The above model relates to all expenses, and buying catastrophic coverage is like saying,
“We will self insure our citizens individually to a point, but when they need a great deal more coverage, we will share that risk with the insurance company, containing our cost.”
Therefore, the only true premium that needs to be paid is for the catastrophic component. The cost savings can ensure the viability of cost-containment moving forward.
Below: information on catastrophic “drug” coverage in Canada.
In Canada, here is an interesting document on Catastrophic Drug coverage in Canada.
- In 2002, one study estimated that approximately 11% of Canadians faced the risk of experiencing high prescription drug costs because they either lacked or had insufficient drug coverage
- Unlike most countries that are members of the Organisation for Economic Co operation and Development (OECD), Canada does not have a national catastrophic drug coverage system, nor does it have a national universal prescription drug coverage plan.
- Though the Canada Health Act provides for public coverage of physician services and hospital care, the only pharmaceuticals it covers are those used while in the hospital.(17) Out-of-hospital prescription drugs were left beyond the purview of the Canada Health Act, because historically they had played a limited role in the provision of health care, and their costs were not considered a significant financial burden to Canadians
- It also meant that prescription drug coverage was not considered medically necessary, but rather a fringe benefit offered by employers in the private sector.
However, this situation began to change as early as the 1970s, when provincial governments started to recognize that the rising costs of prescription drugs could constitute an increasing financial burden on those with low or fixed incomes.
Private Plans: Private plans offered by employers, unions and professional associations are a significant source of drug coverage in Canada, providing approximately 60% of Canadians with some degree of protection from catastrophic drug costs.(22) Of those enrolled in private sector programs, 55% have plans that protect against catastrophic drug costs, either through the provision of a cap on overall drug expenses, or through their coverage of 100% of total drug costs.
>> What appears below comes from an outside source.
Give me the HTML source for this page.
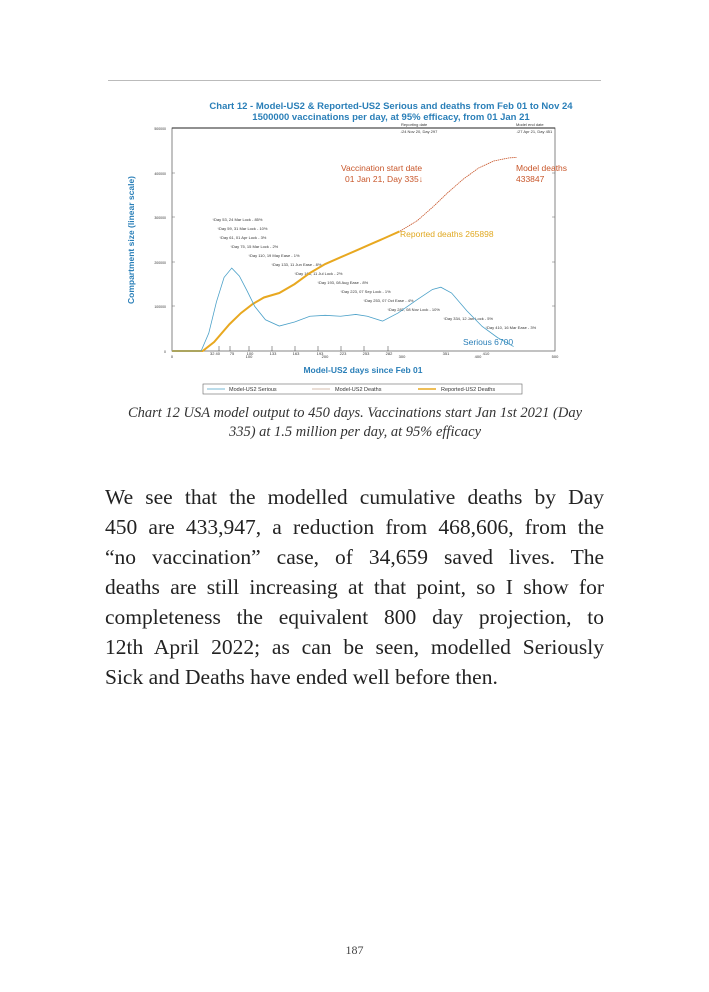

The remaining 45% have plans that provide substantial but incomplete coverage, commonly reimbursing 80% of drug costs, once a deductible is reached. Federal Government Plans: The federal government administers prescription drug coverage plans for specific population groups that do not otherwise have access to private drug plans, or plans offered by provincial or territorial governments. These programs are managed by the following departments: Health Canada for First Nations and Inuit; Veterans Affairs Canada for veterans and regular and retired members of the Royal Canadian Mounted Police; Correctional Service of Canada for federal offenders; Citizenship and Immigration Canada for refugee claimants, Convention refugees, and persons detained by the department for immigration purposes;(25) and the Department of National Defence for members of the Canadian Forces. Altogether, these federal plans cover approximately 1 million eligible clients at a cost totalling $594 million in 2007–2008.